Though it is an Italian production, Gabriele Mainetti’s The Forbidden City is indebted to this tradition. The film stars stuntwoman Yaxi Liu as Mei, a martial artist who has allowed herself to be trafficked to Rome in search of her sister and battles her way through the local Chinese crime syndicate looking for answers and, inevitably, revenge. After an opening scene in the past that both shows Mei learning kung fu under her father’s tutelage and positions her as her family’s secret second daughter under China’s One-Child policy, Mainetti jumps ahead to the present with an explosive opening fight scene in which Mei escapes from captivity in a Chinese restaurant’s basement in Rome. It’s a fluid, kinetic action scene that goes from the stairs, through a hidden brothel, and into the restaurant’s kitchen. Mei’s hand-to-hand combat skills are more than enough for her foes, but she makes great use of her environment, fashioning deadly weapons out of woks, cast iron pans, frying oil, hot grills, and, best of all, a cheese grater. It’s both brutal and fun, landing somewhere in the middle of The Raid and a Jackie Chan scene.

It’s also an elegant introduction to the film as it uses its tour through locations to make a literal connection between restaurants and the (criminal) underworld, one which is mirrored by the story’s other lead, chef Marcello (Enrico Borello), the son of a missing gangster and restaurateur.
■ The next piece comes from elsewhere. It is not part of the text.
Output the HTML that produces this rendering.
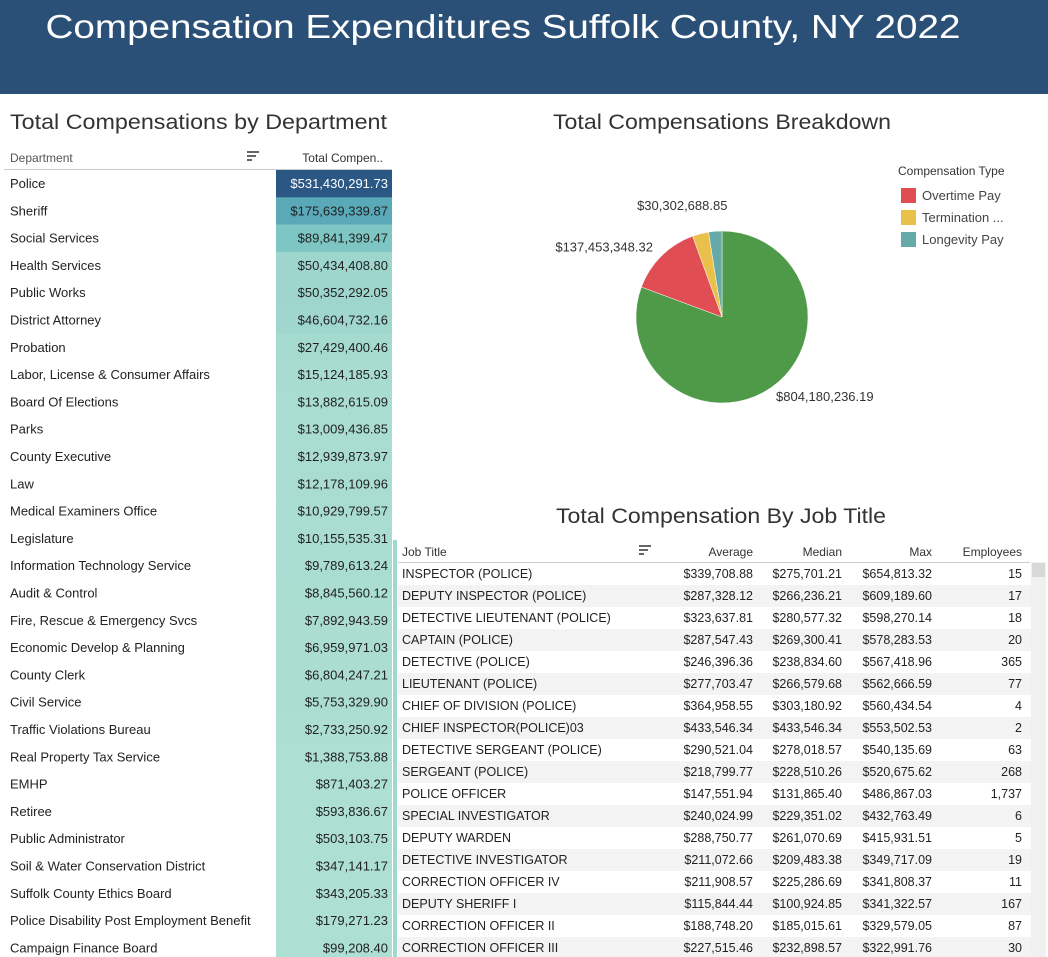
<!DOCTYPE html>
<html><head><meta charset="utf-8"><style>
html,body{margin:0;padding:0;background:#fff;}
svg{display:block;font-family:"Liberation Sans",sans-serif;}
</style></head><body>
<svg id="s" width="1048" height="957" viewBox="0 0 1048 957" xmlns="http://www.w3.org/2000/svg">
<rect x="0" y="0" width="1048" height="94" fill="#2a5078"/>
<text x="503" y="38" text-anchor="middle" fill="#fff" font-size="33" textLength="915" lengthAdjust="spacingAndGlyphs">Compensation Expenditures Suffolk County, NY 2022</text>

<text x="10" y="129" font-size="21" fill="#333" textLength="377" lengthAdjust="spacingAndGlyphs">Total Compensations by Department</text>
<text x="10" y="162" font-size="12" fill="#555">Department</text>
<g fill="#666"><rect x="247" y="151" width="12" height="2"/><rect x="247" y="155" width="9" height="2"/><rect x="247" y="159" width="5" height="2"/></g>
<text x="383" y="162" font-size="12" fill="#333" text-anchor="end">Total Compen..</text>
<line x1="4" y1="169.5" x2="392" y2="169.5" stroke="#ccc"/>
<g id="deptRows"></g>

<text x="722" y="129" font-size="21" fill="#333" text-anchor="middle" textLength="338" lengthAdjust="spacingAndGlyphs">Total Compensations Breakdown</text>
<g id="pie"></g>
<text x="898" y="175" font-size="12" fill="#333">Compensation Type</text>
<g id="legend"></g>

<text x="721" y="523" font-size="21" fill="#333" text-anchor="middle" textLength="330" lengthAdjust="spacingAndGlyphs">Total Compensation By Job Title</text>
<rect x="393" y="540" width="4" height="417" fill="#9fd9cc"/>
<text x="402" y="556" font-size="12" fill="#333">Job Title</text>
<g fill="#666"><rect x="639" y="545" width="12" height="2"/><rect x="639" y="549" width="9" height="2"/><rect x="639" y="553" width="5" height="2"/></g>
<text x="753" y="556" font-size="12" fill="#333" text-anchor="end">Average</text>
<text x="842" y="556" font-size="12" fill="#333" text-anchor="end">Median</text>
<text x="932" y="556" font-size="12" fill="#333" text-anchor="end">Max</text>
<text x="1022" y="556" font-size="12" fill="#333" text-anchor="end">Employees</text>
<line x1="398" y1="562.5" x2="1030" y2="562.5" stroke="#ccc"/>
<g id="jobRows"></g>
<rect x="1031" y="562" width="15" height="395" fill="#f0f0f0"/>
<rect x="1032" y="563" width="13" height="14" fill="#d8d8d8"/>
</svg>
<script>
const deptNames = ["Police","Sheriff","Social Services","Health Services","Public Works","District Attorney","Probation","Labor, License & Consumer Affairs","Board Of Elections","Parks","County Executive","Law","Medical Examiners Office","Legislature","Information Technology Service","Audit & Control","Fire, Rescue & Emergency Svcs","Economic Develop & Planning","County Clerk","Civil Service","Traffic Violations Bureau","Real Property Tax Service","EMHP","Retiree","Public Administrator","Soil & Water Conservation District","Suffolk County Ethics Board","Police Disability Post Employment Benefit","Campaign Finance Board"];
const deptValues = [531430291.73,175639339.87,89841399.47,50434408.80,50352292.05,46604732.16,27429400.46,15124185.93,13882615.09,13009436.85,12939873.97,12178109.96,10929799.57,10155535.31,9789613.24,8845560.12,7892943.59,6959971.03,6804247.21,5753329.90,2733250.92,1388753.88,871403.27,593836.67,503103.75,347141.17,343205.33,179271.23,99208.40];
const pieTypes = ["Base Pay","Overtime Pay","Termination Pay","Longevity Pay"];
const pieValues = [804180236.19,137453348.32,30302688.85,25000000];
const pieLabels = ["$804,180,236.19","$137,453,348.32","$30,302,688.85",""];
const legendTypes = ["Overtime Pay","Termination ...","Longevity Pay"];
const jobTitles = ["INSPECTOR (POLICE)","DEPUTY INSPECTOR (POLICE)","DETECTIVE LIEUTENANT (POLICE)","CAPTAIN (POLICE)","DETECTIVE (POLICE)","LIEUTENANT (POLICE)","CHIEF OF DIVISION (POLICE)","CHIEF INSPECTOR(POLICE)03","DETECTIVE SERGEANT (POLICE)","SERGEANT (POLICE)","POLICE OFFICER","SPECIAL INVESTIGATOR","DEPUTY WARDEN","DETECTIVE INVESTIGATOR","CORRECTION OFFICER IV","DEPUTY SHERIFF I","CORRECTION OFFICER II","CORRECTION OFFICER III"];
const jobAvg = [339708.88,287328.12,323637.81,287547.43,246396.36,277703.47,364958.55,433546.34,290521.04,218799.77,147551.94,240024.99,288750.77,211072.66,211908.57,115844.44,188748.20,227515.46];
const jobMedian = [275701.21,266236.21,280577.32,269300.41,238834.60,266579.68,303180.92,433546.34,278018.57,228510.26,131865.40,229351.02,261070.69,209483.38,225286.69,100924.85,185015.61,232898.57];
const jobMax = [654813.32,609189.60,598270.14,578283.53,567418.96,562666.59,560434.54,553502.53,540135.69,520675.62,486867.03,432763.49,415931.51,349717.09,341808.37,341322.57,329579.05,322991.76];
const jobEmployees = [15,17,18,20,365,77,4,2,63,268,1737,6,5,19,11,167,87,30];

const NS="http://www.w3.org/2000/svg";
function mk(tag, attrs, parent, txt){const e=document.createElementNS(NS,tag);for(const k in attrs)e.setAttribute(k,attrs[k]);if(txt!==undefined)e.textContent=txt;parent.appendChild(e);return e;}
function money(v){return "$"+v.toLocaleString("en-US",{minimumFractionDigits:2,maximumFractionDigits:2});}
function hex(c){return [parseInt(c.substr(1,2),16),parseInt(c.substr(3,2),16),parseInt(c.substr(5,2),16)];}
const stops=[[0,"#addfd2"],[0.1,"#9dd6cd"],[0.17,"#7ec6c4"],[0.33,"#5aa9b9"],[1,"#2a5783"]];
function colorScale(t){for(let i=1;i<stops.length;i++){if(t<=stops[i][0]){const a=hex(stops[i-1][1]),b=hex(stops[i][1]);const f=(t-stops[i-1][0])/(stops[i][0]-stops[i-1][0]);return "rgb("+a.map((x,j)=>Math.round(x+(b[j]-x)*f)).join(",")+")";}}return stops[stops.length-1][1];}

// department table
const dg=document.getElementById("deptRows");
const maxDept=Math.max(...deptValues);
const rowY0=170, rowH=27.3;
deptNames.forEach((n,i)=>{
  const y=rowY0+i*rowH;
  const g=mk("g",{},dg);
  
  
  const r=mk("rect",{x:276,y:y,width:116,height:rowH+0.3,fill:colorScale(deptValues[i]/maxDept)},g);
  
  
  const t1=mk("text",{x:10,y:y+18,"font-size":13,fill:"#222"},g,n);
  
  
  const t2=mk("text",{x:388,y:y+18,"font-size":13,fill:i===0?"#fff":"#222","text-anchor":"end"},g,money(deptValues[i]));
  
  
});

// pie
const pg=document.getElementById("pie");
const cx=722,cy=317,R=86;
const colors={"Base Pay":"#4e9a48","Overtime Pay":"#e04e53","Termination Pay":"#e9c04a","Longevity Pay":"#65aaa8"};
const total=pieValues.reduce((a,b)=>a+b,0);
let ang=0;
pieValues.forEach((v,i)=>{
  const a0=ang, a1=ang+v/total*2*Math.PI; ang=a1;
  const p=(a)=>[cx+R*Math.sin(a),cy-R*Math.cos(a)];
  const [x0,y0]=p(a0),[x1,y1]=p(a1);
  const large=(a1-a0)>Math.PI?1:0;
  const s=mk("path",{d:`M${cx},${cy}L${x0},${y0}A${R},${R} 0 ${large} 1 ${x1},${y1}Z`,fill:colors[pieTypes[i]],stroke:"#fff","stroke-width":0.5},pg);
  
  
  if(pieLabels[i]){
    const mid=(a0+a1)/2;
    const lx=cx+(R+12)*Math.sin(mid), ly=cy-(R+12)*Math.cos(mid);
    let anchor=Math.sin(mid)<0?"end":"start";
    let tx=lx, ty=ly+4;
    if(i===0){tx=cx+54;ty=cy+84;anchor="start";}
    if(i===2){tx=lx+30;ty=ly-12;anchor="end";}
    const t=mk("text",{x:tx,y:ty,"font-size":13,fill:"#333","text-anchor":anchor},pg,pieLabels[i]);
    
    
  }
});
const lg=document.getElementById("legend");
const legColors=["#e04e53","#e9c04a","#65aaa8"];
legendTypes.forEach((n,i)=>{
  const y=188+i*22;
  const g=mk("g",{},lg);
  
  
  mk("rect",{x:901,y:y,width:15,height:15,fill:legColors[i]},g);
  mk("text",{x:922,y:y+12,"font-size":13,fill:"#444"},g,n);
});

// job table
const jg=document.getElementById("jobRows");
const jy0=563, jh=22;
jobTitles.forEach((n,i)=>{
  const y=jy0+i*jh;
  const g=mk("g",{},jg);
  
  
  if(i%2===1) mk("rect",{x:398,y:y,width:633,height:jh,fill:"#f3f3f3"},g);
  const cells=[[402,n,"start"],[753,money(jobAvg[i]),"end"],[842,money(jobMedian[i]),"end"],[932,money(jobMax[i]),"end"],[1022,jobEmployees[i].toLocaleString("en-US"),"end"]];
  cells.forEach(c=>{
    const t=mk("text",{x:c[0],y:y+15,"font-size":12.5,fill:"#222","text-anchor":c[2]},g,c[1]);
    
    
  });
});
</script>
</body></html>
Marcello’s father, we learn, ran off with Mei’s sister, incurring the wrath of both Italian and Chinese gangsters. Mei and Marcello’s paths cross and they go from enemies to partners quickly. Their scenes together, like a nighttime tour of Rome’s landmarks, are often charming, but for the most part the film can’t reconcile that its two halves don’t complement one another. While Mei is in an action-revenge movie with a handful of great fight scenes, Marcello inhabits a rote familial gangster drama. And though Mainetti finds thematic resonance in invoking both Italian and Chinese crime movie traditions, the individual shapes of their narratives don’t play well together.
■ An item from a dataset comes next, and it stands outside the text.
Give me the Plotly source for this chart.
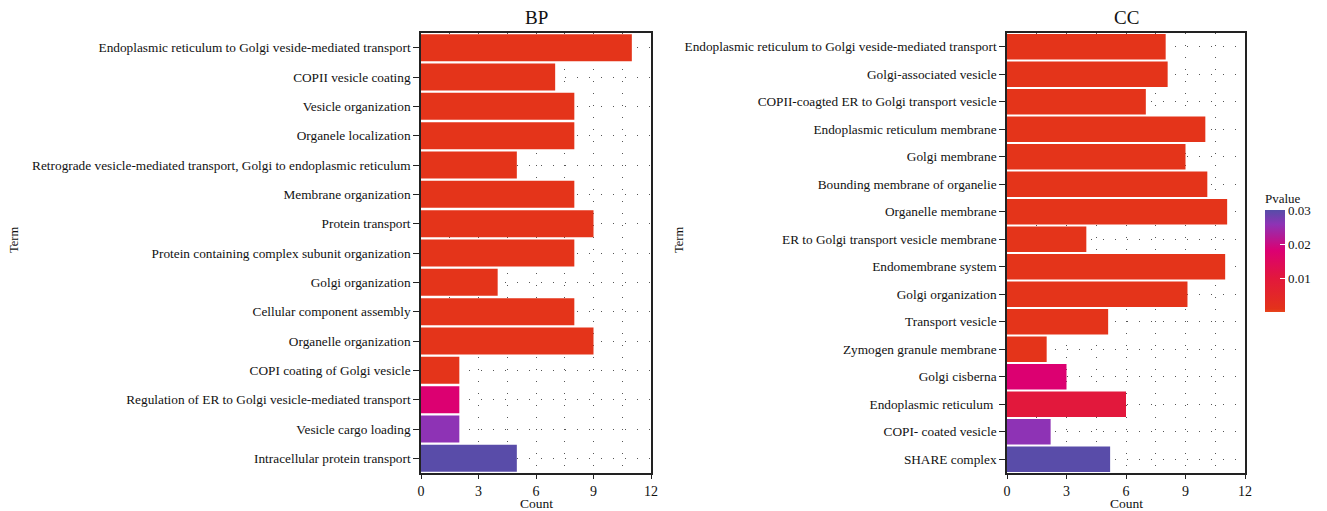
import plotly.graph_objects as go

bp_terms = [
    "Endoplasmic reticulum to Golgi veside-mediated transport",
    "COPII vesicle coating",
    "Vesicle organization",
    "Organele localization",
    "Retrograde vesicle-mediated transport, Golgi to endoplasmic reticulum",
    "Membrane organization",
    "Protein transport",
    "Protein containing complex subunit organization",
    "Golgi organization",
    "Cellular component assembly",
    "Organelle organization",
    "COPI coating of Golgi vesicle",
    "Regulation of ER to Golgi vesicle-mediated transport",
    "Vesicle cargo loading",
    "Intracellular protein transport",
]
bp_count = [11, 7, 8, 8, 5, 8, 9, 8, 4, 8, 9, 2, 2, 2, 5]
bp_pvalue = [0.0008, 0.0008, 0.0008, 0.0008, 0.0008, 0.0008, 0.0008, 0.0008,
             0.0008, 0.0008, 0.0008, 0.0008, 0.018, 0.026, 0.030]

cc_terms = [
    "Endoplasmic reticulum to Golgi veside-mediated transport",
    "Golgi-associated vesicle",
    "COPII-coagted ER to Golgi transport vesicle",
    "Endoplasmic reticulum membrane",
    "Golgi membrane",
    "Bounding membrane of organelie",
    "Organelle membrane",
    "ER to Golgi transport vesicle membrane",
    "Endomembrane system",
    "Golgi organization",
    "Transport vesicle",
    "Zymogen granule membrane",
    "Golgi cisberna",
    "Endoplasmic reticulum ",
    "COPI- coated vesicle",
    "SHARE complex",
]
cc_count = [8, 8.1, 7, 10, 9, 10.1, 11.1, 4, 11, 9.1, 5.1, 2, 3, 6, 2.2, 5.2]
cc_pvalue = [0.0008, 0.0008, 0.0008, 0.0008, 0.0008, 0.0008, 0.0008, 0.0008,
             0.0008, 0.0008, 0.0008, 0.0008, 0.018, 0.010, 0.026, 0.030]

x_ticks = [0, 3, 6, 9, 12]
p_ticks = [0.01, 0.02, 0.03]

# The page body has an 8px default margin, so the figure is drawn 8px
# right/down; size it and place things in page-pixel terms.
OFF = 8
W, H = 1327 - OFF, 511 - OFF
FONT = "Liberation Serif"


def fx(px):
    return (px - OFF) / W


def fy(py):
    return 1 - (py - OFF) / H


fig = go.Figure()
fig.add_trace(go.Bar(x=bp_count, y=bp_terms, orientation="h", xaxis="x", yaxis="y",
                     marker=dict(color=bp_pvalue, coloraxis="coloraxis", line=dict(width=0)),
                     showlegend=False))
fig.add_trace(go.Bar(x=cc_count, y=cc_terms, orientation="h", xaxis="x2", yaxis="y2",
                     marker=dict(color=cc_pvalue, coloraxis="coloraxis", line=dict(width=0)),
                     showlegend=False))

top, bottom = 33, 473
ydom = [fy(bottom), fy(top)]


def xax(dom):
    return dict(domain=dom, range=[0, 12], tickvals=x_ticks, ticktext=[str(v) for v in x_ticks],
                showline=True, mirror=True, linecolor="#222", linewidth=1.5,
                ticks="outside", ticklen=4, tickcolor="#222",
                showgrid=True, gridcolor="#555", gridwidth=1, griddash="1px,11px",
                minor=dict(dtick=1.5, showgrid=True, gridcolor="#555", gridwidth=1, griddash="1px,11px"),
                zeroline=False, tickfont=dict(size=14, color="#111"), fixedrange=True,
                automargin=False)


def yax(anchor):
    return dict(domain=ydom, anchor=anchor, autorange="reversed",
                showline=True, mirror=True, linecolor="#222", linewidth=1.5,
                ticks="outside", ticklen=6, tickcolor="#222",
                showgrid=True, gridcolor="#555", gridwidth=1, griddash="1px,11px",
                tickfont=dict(size=13.3, color="#111"), fixedrange=True,
                automargin=False)


def note(text, px, py, size, angle=0):
    return dict(text=text, x=fx(px), y=fy(py), xref="paper", yref="paper", showarrow=False,
                xanchor="center", yanchor="middle", textangle=angle, font=dict(size=size))


fig.update_layout(
    width=W, height=H,
    margin=dict(l=0, r=0, t=0, b=0, autoexpand=False),
    paper_bgcolor="white", plot_bgcolor="white",
    font=dict(family=FONT, color="#111"),
    bargap=0.08,
    xaxis=dict(xax([fx(421), fx(651)]), anchor="y"),
    yaxis=yax("x"),
    xaxis2=dict(xax([fx(1007), fx(1245)]), anchor="y2"),
    yaxis2=yax("x2"),
    coloraxis=dict(
        cmin=0, cmax=0.0302,
        colorscale=[[0.0, "#E8461C"], [0.03, "#E3321A"], [0.33, "#E2183C"], [0.6, "#DC0072"],
                    [0.86, "#8E33B5"], [1.0, "#564DA8"]],
        colorbar=dict(
            title=dict(text="Pvalue", side="top", font=dict(size=13)),
            tickvals=p_ticks, ticktext=["0.01", "0.02", "0.03"],
            ticks="inside", ticklen=5, tickcolor="white",
            thickness=20, thicknessmode="pixels",
            len=122, lenmode="pixels",
            x=fx(1265), xanchor="left", y=fy(251), yanchor="middle",
            outlinewidth=0, tickfont=dict(size=13), ypad=0, xpad=0,
        ),
    ),
    annotations=[
        note("BP", 536, 17, 19),
        note("CC", 1126, 17, 19),
        note("Count", 536, 503, 13.5),
        note("Count", 1126, 503, 13.5),
        note("Term", 14, 240, 12.5, -90),
        note("Term", 679, 240, 12.5, -90),
    ],
)

fig.write_html("out.html")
Unfortunately, as The Forbidden City goes on, Mainetti starts to tip the scales in favor the Italian side of the dichotomy he has set up. There’s not much outright wrong with the story of Marcello, his newly single mother, and the suspicious gangster uncle making moves on her, but the disparity between the plainness of this material and the heights of Mei’s action scenes is stark. Because the film spends so much time on Marcello, it only has room for two more set pieces after its introductory stunner, neither of which matches that opening. In fact, by the time Mei’s last battle concludes, there is still a half hour left in the film. During this stretch, it seems that the film’s two halves might finally converge and one final confrontation will satisfy both narrative threads, but then the film just peters out in a whimper of unrealized potential, its incredible beginning more than two hours in the rearview.

DIRECTOR: Gabriele Mainetti;  CAST: Yaxi Liu, Enrico Borello, Sabrina Ferilli, Marco Giallini;  DISTRIBUTOR: Well Go USA;  STREAMING: March 17;  RUNTIME: 2 hr. 18 min.